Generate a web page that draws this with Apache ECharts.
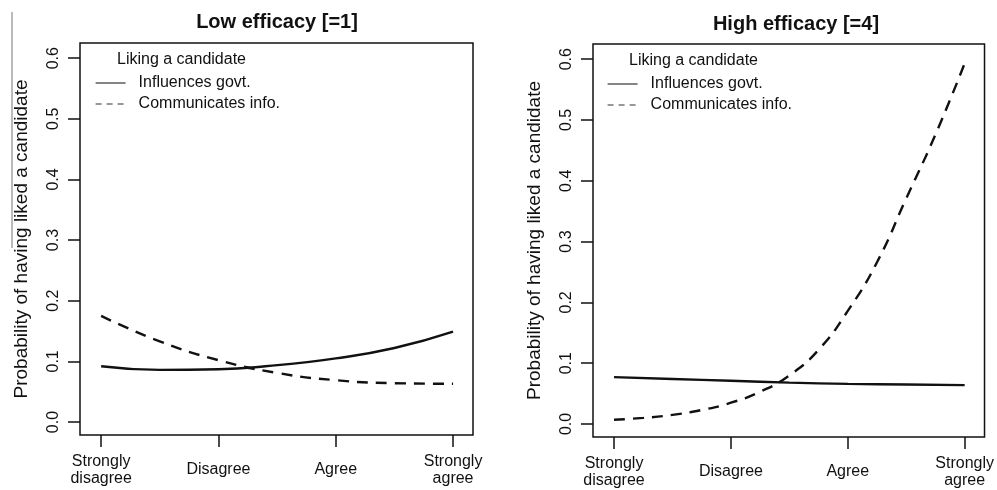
<!DOCTYPE html>
<html>
<head>
<meta charset="utf-8">
<script src="https://cdn.jsdelivr.net/npm/echarts@6.0.0/dist/echarts.min.js"></script>
<style>
html,body{margin:0;padding:0;background:#fff;}
#chart{width:997px;height:490px;}
</style>
</head>
<body>
<div id="chart"></div>
<script>
// ---- data ----
var categories = ['Strongly\ndisagree', 'Disagree', 'Agree', 'Strongly\nagree'];
var categoryPositions = [1, 2, 3, 4];
var yTicks = [0, 0.1, 0.2, 0.3, 0.4, 0.5, 0.6];
var panelTitles = ['Low efficacy [=1]', 'High efficacy [=4]'];
var seriesNames = ['Influences govt.', 'Communicates info.'];
var legendTitle = 'Liking a candidate';
var yAxisName = 'Probability of having liked a candidate';

var lowGovX  = [1, 1.5, 2, 2.4, 3, 3.5, 4];
var lowGovY  = [0.092, 0.086, 0.087, 0.092, 0.105, 0.122, 0.149];
var lowInfoX = [1, 1.5, 2, 2.5, 3, 3.5, 4];
var lowInfoY = [0.175, 0.133, 0.102, 0.081, 0.069, 0.064, 0.063];

var highGovX  = [1, 1.5, 2, 2.5, 3, 3.5, 4];
var highGovY  = [0.077, 0.074, 0.071, 0.068, 0.066, 0.065, 0.064];
var highInfoX = [1, 1.25, 1.5, 1.75, 2, 2.25, 2.5, 2.75, 3, 3.25, 3.5, 3.75, 4];
var highInfoY = [0.007, 0.010, 0.015, 0.023, 0.035, 0.053, 0.080, 0.122, 0.186, 0.266, 0.371, 0.476, 0.593];

function pairs(xs, ys) { return xs.map(function (x, i) { return [x, ys[i]]; }); }

var FONT = "'Liberation Sans', Arial, sans-serif";
var INK = '#111';

var grids = [
  { left: 80, top: 43, width: 393, height: 392 },
  { left: 593, top: 44, width: 393, height: 393 }
];

function xAxisFor(i) {
  return {
    type: 'value', gridIndex: i, min: 0.82, max: 4.17,
    axisLine: { show: false, onZero: false },
    splitLine: { show: false },
    axisTick: { show: true, customValues: categoryPositions, length: 12, lineStyle: { color: INK, width: 1.5 } },
    axisLabel: {
      customValues: categoryPositions, margin: 35, verticalAlign: 'middle',
      fontFamily: FONT, fontSize: 16, color: INK, lineHeight: 17,
      formatter: function (v) { var k = categoryPositions.indexOf(Math.round(v)); return k >= 0 ? categories[k] : ''; }
    }
  };
}
function yAxisFor(i) {
  return {
    type: 'value', gridIndex: i, min: -0.0214, max: 0.625,
    axisLine: { show: false, onZero: false },
    splitLine: { show: false },
    name: yAxisName, nameLocation: 'middle', nameGap: 49,
    nameTextStyle: { fontFamily: FONT, fontSize: 19, color: INK },
    axisTick: { show: true, customValues: yTicks, length: 12, lineStyle: { color: INK, width: 1.5 } },
    axisLabel: {
      customValues: yTicks, rotate: 90, margin: 18, fontFamily: FONT, fontSize: 16, color: INK,
      formatter: function (v) { return v.toFixed(1); }
    }
  };
}

function lineSeries(name, idx, xs, ys, dashed) {
  return {
    name: name, type: 'line', xAxisIndex: idx, yAxisIndex: idx,
    data: pairs(xs, ys), smooth: 0.5, symbol: 'none',
    lineStyle: { color: INK, width: 2.4, type: dashed ? [11, 8] : 'solid' },
    itemStyle: { color: INK }
  };
}

function legendFor(left, top) {
  return {
    left: left, top: top, orient: 'vertical', itemWidth: 30, itemHeight: 14, itemGap: 5,
    padding: 0, selectedMode: false,
    textStyle: { fontFamily: FONT, fontSize: 16, color: INK, padding: [0, 0, 0, 8] },
    data: [
      { name: seriesNames[0], itemStyle: { opacity: 0 }, lineStyle: { width: 1.2, color: '#333', type: 'solid', opacity: 1 } },
      { name: seriesNames[1], itemStyle: { opacity: 0 }, lineStyle: { width: 1.2, color: '#333', type: [6, 5], opacity: 1 } }
    ]
  };
}

var option = {
  backgroundColor: '#fff',
  animation: false,
  title: [
    { text: panelTitles[0], left: 272, top: 7, textAlign: 'center',
      textStyle: { fontFamily: FONT, fontSize: 20, fontWeight: 'bold', color: INK } },
    { text: panelTitles[1], left: 791, top: 9, textAlign: 'center',
      textStyle: { fontFamily: FONT, fontSize: 20, fontWeight: 'bold', color: INK } },
    { text: legendTitle, left: 112, top: 47, textStyle: { fontFamily: FONT, fontSize: 16, fontWeight: 'normal', color: INK } },
    { text: legendTitle, left: 624, top: 48, textStyle: { fontFamily: FONT, fontSize: 16, fontWeight: 'normal', color: INK } }
  ],
  legend: [legendFor(95, 75), legendFor(607, 76)],
  grid: grids.map(function (g) {
    return { left: g.left, top: g.top, width: g.width, height: g.height, show: true,
      borderColor: INK, borderWidth: 1.5, backgroundColor: 'transparent', containLabel: false };
  }),
  xAxis: [xAxisFor(0), xAxisFor(1)],
  yAxis: [yAxisFor(0), yAxisFor(1)],
  series: [
    lineSeries(seriesNames[0], 0, lowGovX, lowGovY, false),
    lineSeries(seriesNames[1], 0, lowInfoX, lowInfoY, true),
    lineSeries(seriesNames[0], 1, highGovX, highGovY, false),
    lineSeries(seriesNames[1], 1, highInfoX, highInfoY, true)
  ],
  graphic: [
    { type: 'line', shape: { x1: 12, y1: 12, x2: 12, y2: 248 }, style: { stroke: '#777', lineWidth: 1 }, silent: true }
  ]
};

var chart = echarts.init(document.getElementById('chart'), null, { renderer: 'canvas' });
chart.setOption(option);
</script>
</body>
</html>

☆ ☆ ☆ ☆ ☆

What is needed is an exact reproduction of the data, pictures excluded.

Generate a web page that draws this with Apache ECharts.
<!DOCTYPE html>
<html>
<head>
<meta charset="utf-8">
<script src="https://cdn.jsdelivr.net/npm/echarts@6.0.0/dist/echarts.min.js"></script>
<style>
html,body{margin:0;padding:0;background:#fff;}
#chart{width:997px;height:490px;}
</style>
</head>
<body>
<div id="chart"></div>
<script>
// ---- data ----
var categories = ['Strongly\ndisagree', 'Disagree', 'Agree', 'Strongly\nagree'];
var categoryPositions = [1, 2, 3, 4];
var yTicks = [0, 0.1, 0.2, 0.3, 0.4, 0.5, 0.6];
var panelTitles = ['Low efficacy [=1]', 'High efficacy [=4]'];
var seriesNames = ['Influences govt.', 'Communicates info.'];
var legendTitle = 'Liking a candidate';
var yAxisName = 'Probability of having liked a candidate';

var lowGovX  = [1, 1.5, 2, 2.4, 3, 3.5, 4];
var lowGovY  = [0.092, 0.086, 0.087, 0.092, 0.105, 0.122, 0.149];
var lowInfoX = [1, 1.5, 2, 2.5, 3, 3.5, 4];
var lowInfoY = [0.175, 0.133, 0.102, 0.081, 0.069, 0.064, 0.063];

var highGovX  = [1, 1.5, 2, 2.5, 3, 3.5, 4];
var highGovY  = [0.077, 0.074, 0.071, 0.068, 0.066, 0.065, 0.064];
var highInfoX = [1, 1.25, 1.5, 1.75, 2, 2.25, 2.5, 2.75, 3, 3.25, 3.5, 3.75, 4];
var highInfoY = [0.007, 0.010, 0.015, 0.023, 0.035, 0.053, 0.080, 0.122, 0.186, 0.266, 0.371, 0.476, 0.593];

function pairs(xs, ys) { return xs.map(function (x, i) { return [x, ys[i]]; }); }

var FONT = "'Liberation Sans', Arial, sans-serif";
var INK = '#111';

var grids = [
  { left: 80, top: 43, width: 393, height: 392 },
  { left: 593, top: 44, width: 393, height: 393 }
];

function xAxisFor(i) {
  return {
    type: 'value', gridIndex: i, min: 0.82, max: 4.17,
    axisLine: { show: false, onZero: false },
    splitLine: { show: false },
    axisTick: { show: true, customValues: categoryPositions, length: 12, lineStyle: { color: INK, width: 1.5 } },
    axisLabel: {
      customValues: categoryPositions, margin: 35, verticalAlign: 'middle',
      fontFamily: FONT, fontSize: 16, color: INK, lineHeight: 17,
      formatter: function (v) { var k = categoryPositions.indexOf(Math.round(v)); return k >= 0 ? categories[k] : ''; }
    }
  };
}
function yAxisFor(i) {
  return {
    type: 'value', gridIndex: i, min: -0.0214, max: 0.625,
    axisLine: { show: false, onZero: false },
    splitLine: { show: false },
    name: yAxisName, nameLocation: 'middle', nameGap: 49,
    nameTextStyle: { fontFamily: FONT, fontSize: 19, color: INK },
    axisTick: { show: true, customValues: yTicks, length: 12, lineStyle: { color: INK, width: 1.5 } },
    axisLabel: {
      customValues: yTicks, rotate: 90, margin: 18, fontFamily: FONT, fontSize: 16, color: INK,
      formatter: function (v) { return v.toFixed(1); }
    }
  };
}

function lineSeries(name, idx, xs, ys, dashed) {
  return {
    name: name, type: 'line', xAxisIndex: idx, yAxisIndex: idx,
    data: pairs(xs, ys), smooth: 0.5, symbol: 'none',
    lineStyle: { color: INK, width: 2.4, type: dashed ? [11, 8] : 'solid' },
    itemStyle: { color: INK }
  };
}

function legendFor(left, top) {
  return {
    left: left, top: top, orient: 'vertical', itemWidth: 30, itemHeight: 14, itemGap: 5,
    padding: 0, selectedMode: false,
    textStyle: { fontFamily: FONT, fontSize: 16, color: INK, padding: [0, 0, 0, 8] },
    data: [
      { name: seriesNames[0], itemStyle: { opacity: 0 }, lineStyle: { width: 1.2, color: '#333', type: 'solid', opacity: 1 } },
      { name: seriesNames[1], itemStyle: { opacity: 0 }, lineStyle: { width: 1.2, color: '#333', type: [6, 5], opacity: 1 } }
    ]
  };
}

var option = {
  backgroundColor: '#fff',
  animation: false,
  title: [
    { text: panelTitles[0], left: 272, top: 7, textAlign: 'center',
      textStyle: { fontFamily: FONT, fontSize: 20, fontWeight: 'bold', color: INK } },
    { text: panelTitles[1], left: 791, top: 9, textAlign: 'center',
      textStyle: { fontFamily: FONT, fontSize: 20, fontWeight: 'bold', color: INK } },
    { text: legendTitle, left: 112, top: 47, textStyle: { fontFamily: FONT, fontSize: 16, fontWeight: 'normal', color: INK } },
    { text: legendTitle, left: 624, top: 48, textStyle: { fontFamily: FONT, fontSize: 16, fontWeight: 'normal', color: INK } }
  ],
  legend: [legendFor(95, 75), legendFor(607, 76)],
  grid: grids.map(function (g) {
    return { left: g.left, top: g.top, width: g.width, height: g.height, show: true,
      borderColor: INK, borderWidth: 1.5, backgroundColor: 'transparent', containLabel: false };
  }),
  xAxis: [xAxisFor(0), xAxisFor(1)],
  yAxis: [yAxisFor(0), yAxisFor(1)],
  series: [
    lineSeries(seriesNames[0], 0, lowGovX, lowGovY, false),
    lineSeries(seriesNames[1], 0, lowInfoX, lowInfoY, true),
    lineSeries(seriesNames[0], 1, highGovX, highGovY, false),
    lineSeries(seriesNames[1], 1, highInfoX, highInfoY, true)
  ],
  graphic: [
    { type: 'line', shape: { x1: 12, y1: 12, x2: 12, y2: 248 }, style: { stroke: '#777', lineWidth: 1 }, silent: true }
  ]
};

var chart = echarts.init(document.getElementById('chart'), null, { renderer: 'canvas' });
chart.setOption(option);
</script>
</body>
</html>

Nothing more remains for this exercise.